Connector algebras for C/E and P/T nets' interactions

TL;DR

This paper develops an algebraic framework for stateful connectors in component-based systems, linking them to Petri nets with boundaries, and introduces a novel semantics capturing weak behaviors with concurrency properties.

Contribution

It introduces a new algebraic approach for stateful connectors, relates them to Petri nets with boundaries, and defines a novel weak semantics with proven congruence properties.

Findings

States and semantics of connectors correspond to Petri nets with boundaries.

Weak semantics allows 'debit' token steps, modeling more flexible behaviors.

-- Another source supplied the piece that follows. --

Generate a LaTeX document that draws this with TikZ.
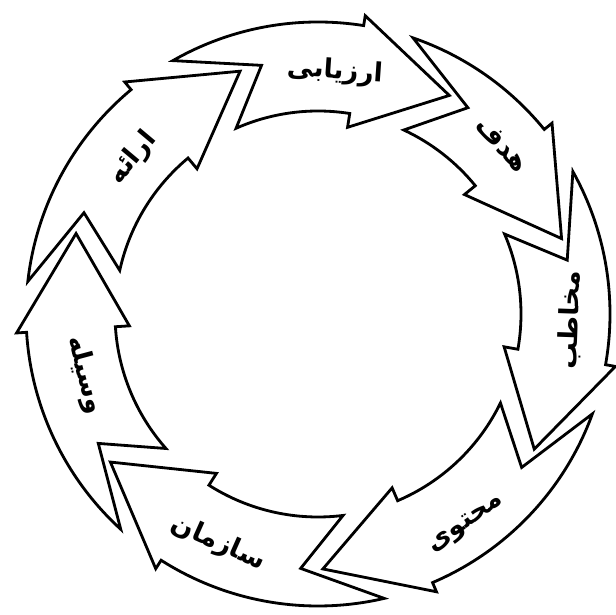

Algebraic laws capture concurrency and compositionality in connector systems.

Abstract

A quite flourishing research thread in the recent literature on component-based systems is concerned with the algebraic properties of different classes of connectors. In a recent paper, an algebra of stateless connectors was presented that consists of five kinds of basic connectors, namely symmetry, synchronization, mutual exclusion, hiding and inaction, plus their duals, and it was shown how they can be freely composed in series and in parallel to model sophisticated 'glues'. In this paper we explore the expressiveness of stateful connectors obtained by adding one-place buffers or unbounded buffers to the stateless connectors. The main results are: i) we show how different classes of connectors exactly correspond to suitable classes of Petri nets equipped with compositional interfaces, called nets with boundaries; ii) we show that the difference between strong and weak semantics in stateful connectors is reflected in the semantics of nets with boundaries by moving from the classic step semantics (strong case) to a novel banking semantics (weak case), where a step can be executed by taking some 'debit' tokens to be given back during the same step; iii) we show that the corresponding bisimilarities are congruences (w.r.t. composition of connectors in series and in parallel); iv) we show that suitable monoidality laws, like those arising when representing stateful connectors in the tile model, can nicely capture concurrency (in the sense of step semantics) aspects; and v) as a side result, we provide a basic algebra, with a finite set of symbols, out of which we can compose all P/T nets with boundaries, fulfilling a long standing quest.